A dendrogram contains information about both large-scale structure and individual structures. Parameters such as <M> and sigmaM, the average multiplicity and rms multiplicity of the (N - 1) dendrogram systems comprising the N objects, are model sensitive. Dc and M, the diameter and multiplicity of a dendrogram system, are fundamental global properties of a system. Subsets of physical systems among the dendrogram systems can be readily extracted by adopting a criterion for physical reality based on, for example, global or local number density contrast or, similarly, overdensity (if physical superclusters are to be identified) or underdensity (if physical voids are to be identified). For an observational sample and mathematical/physical models with the same number of objects and same selection functions, one can construct (by analogy with the definition of the two-point correlation function) the function SI of Dc, defined as SI = [N(Dc) / N(Dc)Poisson] - 1, which compares (for the sample of interest) the distribution of characteristic lengths of the observed dendrogram systems with that for a Poisson sample with the same number of objects and the same selection functions. Or one may wish to calculate an especially void-sensitive function, e.g. SI of Dv (where Dv is the characteristic length of a void), derived from the dendrogram systems with left and right nodes (L and R) each located on either the x-axis [characteristic lengths Dc(L) = 0 and Dc(R) = 0] or the similarity bar of the hoop representing a previously identified dendrogram system (nonzero characteristic lengths). An estimate of Dv is provided, for example, by Dv = Dc[Dc(L) + Dc(R)]. The wealth of research possibilities of dendrograms in general, and complete-linkage dendrograms in particular, toward identifying physical systems in astronomy and clearly describing basic properties of large-scale structure has only begun to be tapped (115, 158, 191, 201a, and references therein).

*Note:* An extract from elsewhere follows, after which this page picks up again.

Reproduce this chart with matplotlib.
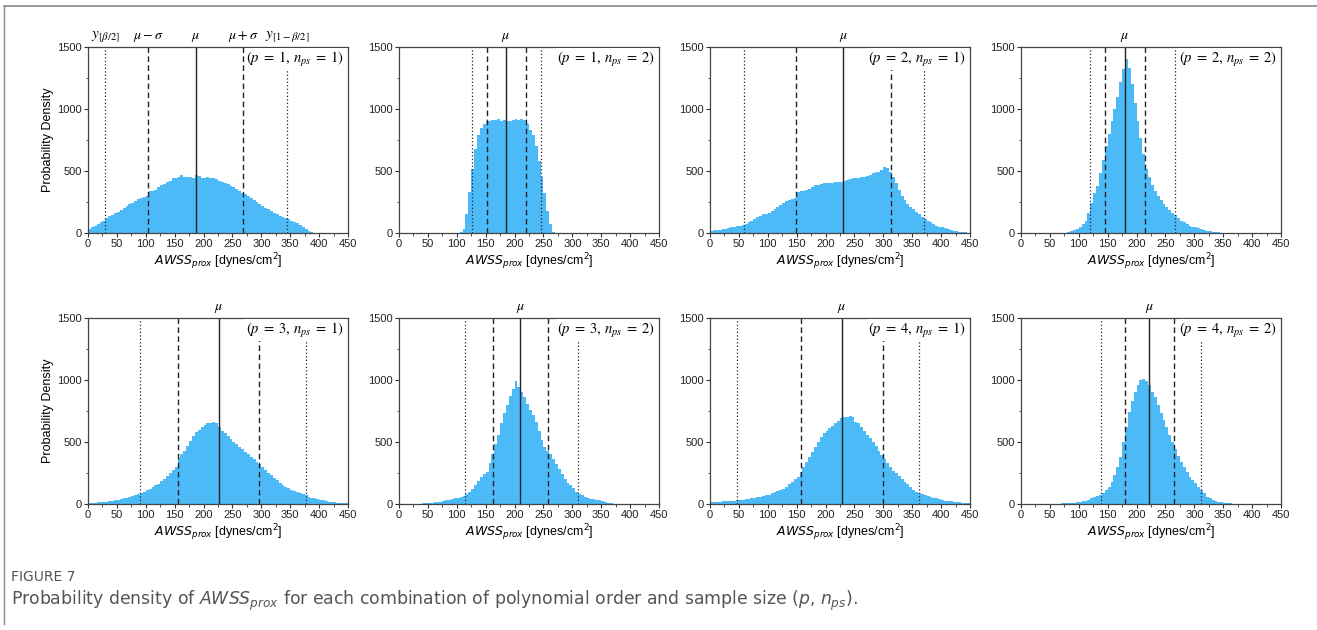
import numpy as np
import matplotlib
matplotlib.use("Agg")
import matplotlib.pyplot as plt
from matplotlib.ticker import MultipleLocator
from matplotlib.lines import Line2D

# Histogram bin edges (dynes/cm^2), 5-unit bins from 0 to 450
bin_edges = np.arange(0, 455, 5)

# Probability density per bin for each (p, n_ps) case
dens_p1_n1 = [
    35, 45, 55, 70, 85, 100, 125, 135, 145, 160,
    170, 185, 200, 215, 230, 240, 260, 275, 280, 290,
    300, 340, 335, 350, 370, 385, 395, 410, 420, 440,
    445, 455, 465, 455, 450, 450, 445, 470, 460, 445,
    445, 450, 445, 440, 435, 420, 410, 400, 395, 380,
    370, 355, 340, 320, 315, 300, 285, 270, 250, 235,
    220, 205, 190, 175, 160, 150, 140, 130, 120, 110,
    100, 90, 80, 65, 50, 35, 20, 5, 0, 0,
    0, 0, 0, 0, 0, 0, 0, 0, 0, 0,
]
dens_p1_n2 = [
    0, 0, 0, 0, 0, 0, 0, 0, 0, 0,
    0, 0, 0, 0, 0, 0, 0, 0, 0, 0,
    0, 10, 30, 150, 330, 520, 680, 790, 850, 880,
    900, 905, 910, 915, 920, 905, 915, 900, 905, 910,
    920, 915, 920, 915, 880, 830, 790, 700, 580, 450,
    320, 180, 70, 10, 0, 0, 0, 0, 0, 0,
    0, 0, 0, 0, 0, 0, 0, 0, 0, 0,
    0, 0, 0, 0, 0, 0, 0, 0, 0, 0,
    0, 0, 0, 0, 0, 0, 0, 0, 0, 0,
]
dens_p2_n1 = [
    20, 22, 25, 28, 30, 35, 40, 45, 50, 55,
    55, 62, 70, 85, 100, 115, 130, 140, 150, 155,
    160, 175, 195, 210, 225, 240, 255, 265, 275, 285,
    330, 335, 340, 345, 355, 370, 385, 390, 395, 400,
    400, 405, 405, 410, 410, 415, 420, 430, 435, 440,
    440, 445, 450, 455, 460, 470, 480, 490, 495, 510,
    530, 525, 490, 450, 400, 350, 300, 265, 235, 210,
    190, 170, 150, 130, 115, 100, 85, 72, 60, 50,
    45, 38, 30, 24, 18, 14, 10, 7, 5, 3,
]
dens_p2_n2 = [
    0, 0, 0, 0, 0, 0, 0, 0, 0, 0,
    0, 0, 0, 0, 2, 4, 8, 15, 25, 35,
    48, 70, 100, 160, 240, 320, 380, 480, 590, 700,
    800, 900, 1000, 1100, 1220, 1320, 1400, 1330, 1200, 1050,
    900, 770, 640, 520, 450, 390, 340, 300, 265, 235,
    210, 185, 165, 145, 120, 100, 85, 72, 60, 52,
    45, 38, 30, 24, 18, 14, 10, 7, 5, 3,
    2, 1, 0, 0, 0, 0, 0, 0, 0, 0,
    0, 0, 0, 0, 0, 0, 0, 0, 0, 0,
]
dens_p3_n1 = [
    10, 10, 12, 14, 15, 18, 20, 22, 25, 30,
    35, 40, 45, 50, 55, 62, 70, 78, 90, 100,
    110, 120, 135, 150, 165, 185, 200, 225, 250, 275,
    300, 370, 400, 430, 470, 510, 550, 580, 600, 620,
    640, 650, 655, 660, 650, 620, 590, 570, 550, 525,
    500, 480, 460, 440, 420, 400, 380, 360, 340, 320,
    295, 275, 250, 230, 210, 190, 170, 155, 140, 128,
    115, 105, 95, 85, 80, 70, 60, 52, 45, 40,
    35, 30, 25, 20, 18, 15, 12, 10, 8, 5,
]
dens_p3_n2 = [
    0, 0, 0, 0, 0, 0, 2, 3, 5, 7,
    10, 12, 15, 18, 20, 25, 30, 35, 40, 48,
    50, 55, 62, 80, 100, 125, 155, 185, 215, 240,
    260, 330, 400, 480, 560, 650, 730, 800, 870, 930,
    990, 940, 900, 860, 810, 760, 720, 660, 590, 520,
    460, 430, 400, 360, 320, 280, 240, 200, 170, 150,
    130, 100, 82, 70, 60, 50, 43, 38, 33, 30,
    25, 18, 12, 8, 4, 2, 0, 0, 0, 0,
    0, 0, 0, 0, 0, 0, 0, 0, 0, 0,
]
dens_p4_n1 = [
    15, 15, 18, 20, 22, 25, 25, 27, 28, 30,
    32, 35, 38, 42, 45, 50, 55, 60, 65, 70,
    75, 85, 95, 105, 115, 125, 140, 160, 180, 200,
    220, 260, 300, 340, 380, 420, 460, 500, 540, 575,
    590, 610, 630, 650, 670, 690, 700, 700, 710, 700,
    660, 650, 620, 590, 560, 530, 500, 465, 430, 395,
    360, 330, 300, 270, 250, 225, 200, 180, 160, 140,
    115, 100, 90, 80, 70, 62, 55, 50, 45, 40,
    32, 28, 25, 22, 20, 17, 15, 12, 10, 8,
]
dens_p4_n2 = [
    0, 0, 0, 0, 0, 0, 0, 0, 0, 0,
    0, 0, 2, 3, 5, 6, 8, 10, 12, 15,
    18, 22, 28, 35, 45, 55, 65, 75, 85, 110,
    140, 180, 230, 300, 380, 500, 620, 740, 830, 900,
    960, 1000, 1010, 990, 960, 900, 860, 800, 730, 680,
    620, 560, 500, 440, 390, 340, 300, 260, 220, 190,
    170, 140, 110, 85, 60, 45, 35, 27, 20, 15,
    10, 7, 5, 3, 2, 1, 0, 0, 0, 0,
    0, 0, 0, 0, 0, 0, 0, 0, 0, 0,
]

# Case labels (p, n_ps)
case_p = [1, 1, 2, 2, 3, 3, 4, 4]
case_nps = [1, 2, 1, 2, 1, 2, 1, 2]

# Reference statistics: y[beta/2], mu - sigma, mu, mu + sigma, y[1-beta/2]
q_low = [30, 127, 58, 120, 90, 114, 47, 138]
mu_minus = [104, 152, 149, 146, 155, 162, 157, 180]
mu = [187, 185, 231, 180, 226, 210, 228, 222]
mu_plus = [268, 220, 313, 214, 296, 258, 299, 265]
q_high = [345, 246, 370, 266, 377, 309, 362, 312]

densities = [dens_p1_n1, dens_p1_n2, dens_p2_n1, dens_p2_n2,
             dens_p3_n1, dens_p3_n2, dens_p4_n1, dens_p4_n2]

bar_color = "#4DBAF8"
W, H = 1317, 630
fig = plt.figure(figsize=(W / 100, H / 100), dpi=100)

col_left = [88, 399, 710, 1021]
row_top = [47, 318]
ax_w, ax_h = 260, 186

label_font = "Liberation Sans"

for i in range(8):
    r, c = divmod(i, 4)
    ax = fig.add_axes([col_left[c] / W, 1 - (row_top[r] + ax_h) / H, ax_w / W, ax_h / H])
    ax.stairs(densities[i], bin_edges, fill=True, color=bar_color, linewidth=0, zorder=1)

    ax.set_xlim(0, 450)
    ax.set_ylim(0, 1500)
    ax.xaxis.set_major_locator(MultipleLocator(50))
    ax.xaxis.set_minor_locator(MultipleLocator(25))
    ax.yaxis.set_major_locator(MultipleLocator(500))
    ax.yaxis.set_minor_locator(MultipleLocator(250))
    ax.tick_params(which="major", direction="out", length=3, width=0.8, colors="#333333",
                   labelsize=8, pad=1.5)
    ax.tick_params(which="minor", direction="out", length=1.8, width=0.6, colors="#333333")
    for lab in ax.get_xticklabels() + ax.get_yticklabels():
        lab.set_fontfamily("Liberation Sans")
        lab.set_color("#222222")
    for sp in ax.spines.values():
        sp.set_linewidth(0.9)
        sp.set_color("#444444")

    ax.axvline(q_low[i], color="#222222", lw=0.9, ls=(0, (1, 1.8)), zorder=2)
    ax.axvline(mu_minus[i], color="#222222", lw=1.0, ls=(0, (4, 2.5)), zorder=2)
    ax.axvline(mu[i], color="#222222", lw=1.0, ls="-", zorder=2)
    ax.axvline(mu_plus[i], color="#222222", lw=1.0, ls=(0, (4, 2.5)), zorder=2)
    ax.axvline(q_high[i], color="#222222", lw=0.9, ls=(0, (1, 1.8)), zorder=2)

    ax.set_xlabel(r"$AWSS_{prox}$ [dynes/cm$^2$]", fontsize=9, fontfamily=label_font,
                  math_fontfamily="dejavusans", labelpad=1.5)
    if c == 0:
        ax.set_ylabel("Probability Density", fontsize=9, fontfamily=label_font, labelpad=2)

    ax.text(0.985, 0.935, r"$(p\;=\;%d,\,n_{ps}\;=\;%d)$" % (case_p[i], case_nps[i]),
            transform=ax.transAxes, ha="right", va="center", fontsize=10.5,
            math_fontfamily="stix", zorder=5,
            bbox=dict(facecolor="white", edgecolor="none", pad=1.0))

    ax.text(mu[i], 1.015, r"$\mu$", transform=ax.get_xaxis_transform(), ha="center",
            va="bottom", fontsize=10, math_fontfamily="stix")
    if i == 0:
        ax.text(q_low[i], 1.015, r"$y_{[\beta/2]}$", transform=ax.get_xaxis_transform(),
                ha="center", va="bottom", fontsize=11, math_fontfamily="stix")
        ax.text(mu_minus[i], 1.015, r"$\mu-\sigma$", transform=ax.get_xaxis_transform(),
                ha="center", va="bottom", fontsize=10, math_fontfamily="stix")
        ax.text(mu_plus[i], 1.015, r"$\mu+\sigma$", transform=ax.get_xaxis_transform(),
                ha="center", va="bottom", fontsize=10, math_fontfamily="stix")
        ax.text(q_high[i], 1.015, r"$y_{[1-\beta/2]}$", transform=ax.get_xaxis_transform(),
                ha="center", va="bottom", fontsize=11, math_fontfamily="stix")

# Outer figure frame (top rule and left rule)
frame_col = "#888888"
fig.add_artist(Line2D([4 / W, 1], [1 - 6 / H, 1 - 6 / H], color=frame_col, lw=1.2))
fig.add_artist(Line2D([4 / W, 4 / W], [1 - 6 / H, 1 - 624 / H], color=frame_col, lw=1.0))

# Caption
fig.text(11 / W, 1 - 577 / H, "FIGURE 7", fontsize=10, fontfamily="DejaVu Sans",
         color="#555555", va="center", ha="left")
fig.text(11 / W, 1 - 601 / H,
         r"Probability density of $\mathit{AWSS}_{\mathit{prox}}$ for each combination of "
         r"polynomial order and sample size ($\mathit{p}$, $\mathit{n}_{\mathit{ps}}$).",
         fontsize=12.4, fontfamily="DejaVu Sans", color="#555555",
         va="center", ha="left", math_fontfamily="dejavusans")

fig.savefig("out.png", dpi=100, facecolor="white")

Complete-linkage dendrogram analysis is one of a family of broadly related techniques. Oort (128, pp. 409-11) reviews (a) "percolation cluster analysis," which analyzes plots of the complete-linkage distance vs. the single-linkage distance, and (b) "multiplicity function analysis," which analyzes the frequency distribution of multiplicities of dendrogram systems. Bhavsar & Barrow (27) recently did a percolation cluster analysis on the CfA (93a) sample of galaxies and a corresponding sample generated by N-body simulations of gravitational clustering (2a). Dekel & West (55) find that percolation is an insensitive discriminant between models of clustering that are very different. (The reader should be cautioned not to assume a priori that this result necessarily also applies to any other given technique based on the concept of a sweeping radius.) Interesting new techniques that for some purposes may provide complementary or preferred information to that accessible through study of complete-linkage diagrams include analyses with "minimal spanning trees" described by Barrow et al. (22b) and "taxonomical analysis" introduced to astronomy by Paturel (141a) and applied recently by Moles et al. (120; also 145, 145a).